|10 year government bond yield||2.63%|
|30 year fixed rate mortgage||4.35%|
Stocks are lower this morning after Chinese stocks fell 4.4% overnight. Bonds and MBS are up.
Jobs report data dump:
- Payrolls up 20,000 (huge miss – Street was looking for 180k)
- Unemployment rate 3.8%
- Labor force participation rate 63.2%
- Employment-Population Ratio 60.7%
- Average hourly earnings up 3.4%
Surprisingly poor payroll number, and a bit of a suprise given the ADP number and all of the other numbers, which indicate strength. I suspect this will get revised upward next month. The average hourly earnings number is the highest in a decade, and probably is a better indicator of the health of the labor market than the payroll number. Still, the first indication of a labor slowdown will be a drop in hiring, so it bears watching.
Housing starts rose 1.23 million in January, which was a touch higher than the Street estimate. Building Permits rose 1.35 million, slightly above the 1.29 million estimate. January housing numbers are typically the nadir of the seasonal slowdown, so it is hard to read too much into them.

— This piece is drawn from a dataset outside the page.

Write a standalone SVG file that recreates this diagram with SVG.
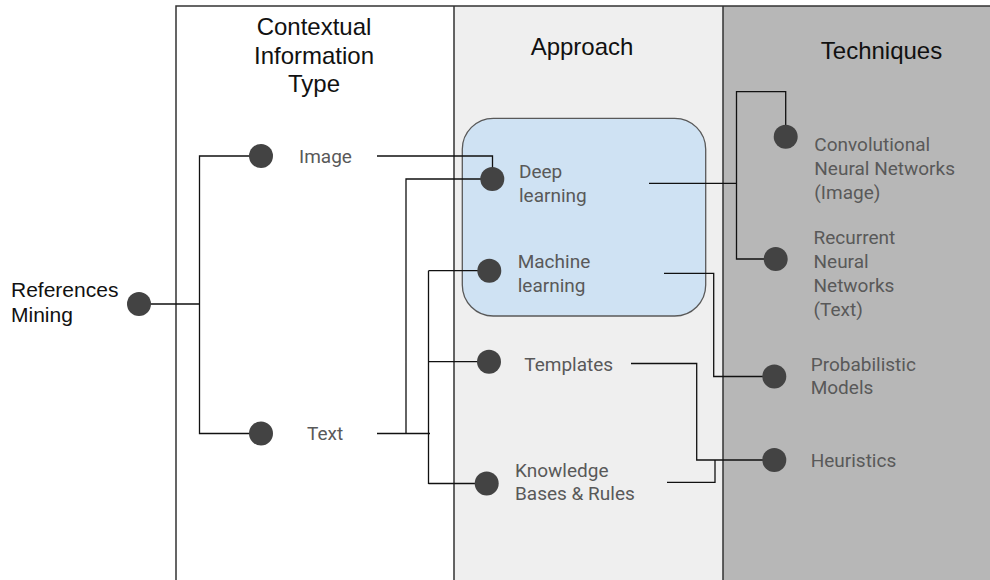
<svg xmlns="http://www.w3.org/2000/svg" width="990" height="580" viewBox="0 0 990 580">
<style>
.hdr{font-family:"Liberation Sans",Arial,sans-serif;font-size:24px;fill:#111;text-anchor:middle}
.lbl{font-family:Roboto,"Noto Sans",sans-serif;font-size:19px;fill:#595959}
.root{font-family:"Liberation Sans",Arial,sans-serif;font-size:21px;fill:#111}
.dot{fill:#434343}
.con{fill:none;stroke:#111;stroke-width:1.3}
.frame{fill:none;stroke:#333;stroke-width:1.5}
</style>
<rect x="0" y="0" width="990" height="580" fill="#ffffff"/>
<g id="columns">
<rect x="454" y="6" width="269" height="574" fill="#efefef"/>
<rect x="723" y="6" width="267" height="574" fill="#b7b7b7"/>
<path class="frame" d="M176,580 V6 H991 M454,6 V580 M723,6 V580"/>
<text class="hdr" x="314" y="34.5">Contextual</text>
<text class="hdr" x="314" y="63.5">Information</text>
<text class="hdr" x="314" y="92">Type</text>
<text class="hdr" x="582" y="55">Approach</text>
<text class="hdr" x="881.5" y="58.5">Techniques</text>
</g>
<g id="deep-group">
<rect x="462.3" y="118.3" width="243.4" height="197.7" rx="31" ry="31" fill="#cfe2f3" stroke="#595959" stroke-width="1.3"/>
</g>
<g id="connectors">
<path class="con" d="M261,156 H199.5 V433.5 H261 M139,304 H199.5"/>
<path class="con" d="M377,156 H492.5 V179"/>
<path class="con" d="M377,433.5 H430 M406,433.5 V179 H492 M428.5,270.7 V484 M428.5,270.7 H489 M428.5,361.7 H489 M428.5,483.5 H487"/>
<path class="con" d="M649,183.3 H736.5 M775.7,259 H736.5 V91.7 H785.7 V137"/>
<path class="con" d="M664,273.3 H713.7 V376.5 H774.3"/>
<path class="con" d="M631,363.5 H696.7 V460 H774.3"/>
<path class="con" d="M667,482.3 H715 V460"/>
</g>
<g id="references-mining">
<circle class="dot" cx="139" cy="304" r="12"/>
<text class="root" x="11" y="296.5">References</text>
<text class="root" x="11" y="321.5">Mining</text>
</g>
<g id="image">
<circle class="dot" cx="261" cy="156" r="12"/>
<text class="lbl" x="299" y="163.3">Image</text>
</g>
<g id="text">
<circle class="dot" cx="261" cy="433.5" r="12"/>
<text class="lbl" x="307" y="440">Text</text>
</g>
<g id="deep-learning">
<circle class="dot" cx="492.3" cy="179" r="12"/>
<text class="lbl" x="519" y="178.3">Deep</text>
<text class="lbl" x="519" y="201.7">learning</text>
</g>
<g id="machine-learning">
<circle class="dot" cx="489.3" cy="270.7" r="12"/>
<text class="lbl" x="517.7" y="268.3">Machine</text>
<text class="lbl" x="517.7" y="292">learning</text>
</g>
<g id="templates">
<circle class="dot" cx="489" cy="361.7" r="12"/>
<text class="lbl" x="524.3" y="371">Templates</text>
</g>
<g id="knowledge">
<circle class="dot" cx="486.7" cy="483.5" r="12"/>
<text class="lbl" x="515" y="476.7">Knowledge</text>
<text class="lbl" x="515" y="500">Bases &amp; Rules</text>
</g>
<g id="cnn">
<circle class="dot" cx="785.7" cy="136.7" r="12"/>
<text class="lbl" x="814.3" y="151">Convolutional</text>
<text class="lbl" x="814.3" y="175">Neural Networks</text>
<text class="lbl" x="814.3" y="199">(Image)</text>
</g>
<g id="rnn">
<circle class="dot" cx="775.7" cy="259" r="12"/>
<text class="lbl" x="813.5" y="243.5">Recurrent</text>
<text class="lbl" x="813.5" y="267.5">Neural</text>
<text class="lbl" x="813.5" y="291.5">Networks</text>
<text class="lbl" x="813.5" y="315.5">(Text)</text>
</g>
<g id="probabilistic">
<circle class="dot" cx="774.3" cy="376.5" r="12"/>
<text class="lbl" x="810.7" y="370.7">Probabilistic</text>
<text class="lbl" x="810.7" y="394.3">Models</text>
</g>
<g id="heuristics">
<circle class="dot" cx="774.3" cy="460" r="12"/>
<text class="lbl" x="810.7" y="466.7">Heuristics</text>
</g>
</svg>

Labor productivity rose 1.9% in the fourth quarter as output increased 3.1% and hours worked increased 1.2%. Productivity is what allows non-inflationary growth and is the biggest input into higher standards of living. Unit Labor costs rose 2%.
Initial Jobless Claims fell to 223,000.
House Democrats have introduced legislation to prevent any sort of reform of the CFPB. Their big objection is the fact that Mick Mulvaney ended regulation by enforcement action, which was the practice of promulgating intentionally vague rules and then fining companies for violating them without saying what the rules exactly are. Since the government has unlimited resources and most companies don’t, they choose just to pay whatever the agency asks. Mulvaney also required the agency’s lawyers to conduct cost-benefit analyses for proposed regulations, which they also dislike. The bill has zero Republican sponsors, will go nowhere in the Senate, and is really nothing more than a messaging exercise.

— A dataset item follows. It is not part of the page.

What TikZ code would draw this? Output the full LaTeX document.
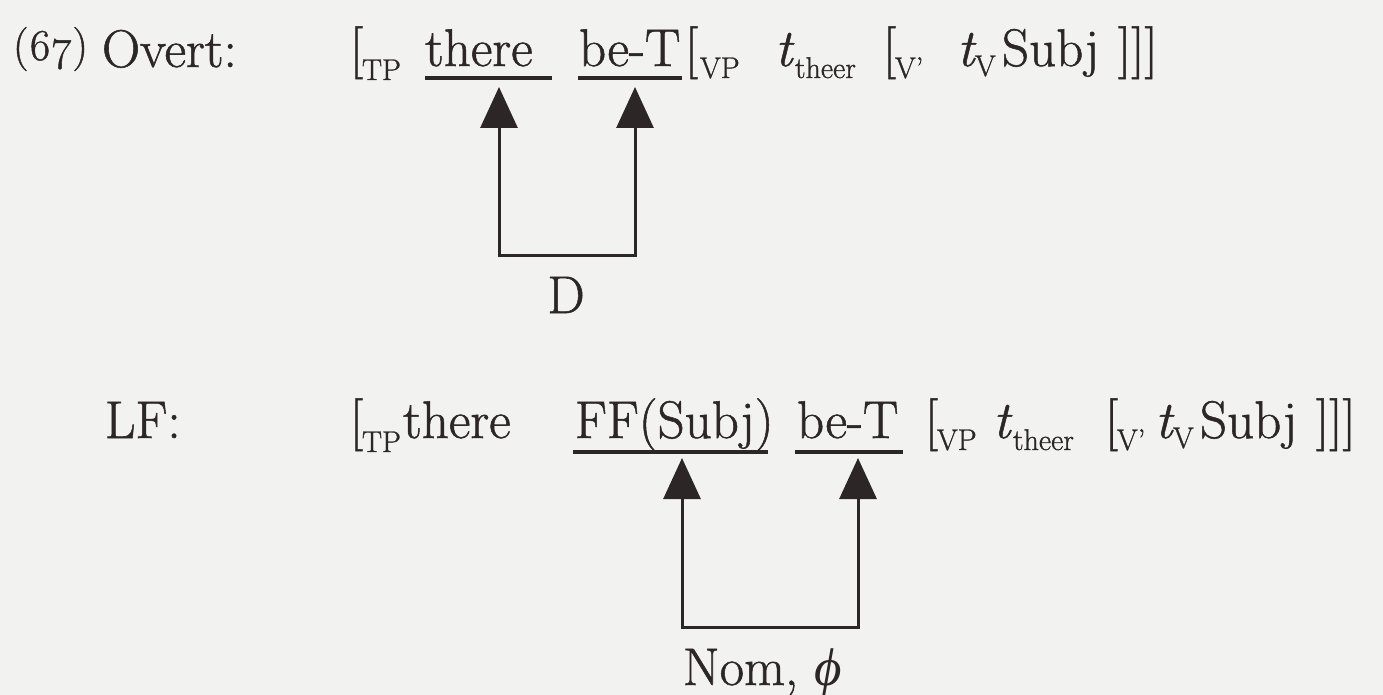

Rising home prices means rising home equity. In the fourth quarter, homeowners saw their equity increase by 8.1%, or $678 billion, according to CoreLogic. The number of homes with negative equity rose to 2.2 million units, however the amount of the negative equity also fell. Louisiana, Connecticut, and Illinois have the highest percentage of homes with negative equity, while Washington, Oregon, and Utah have the smallest.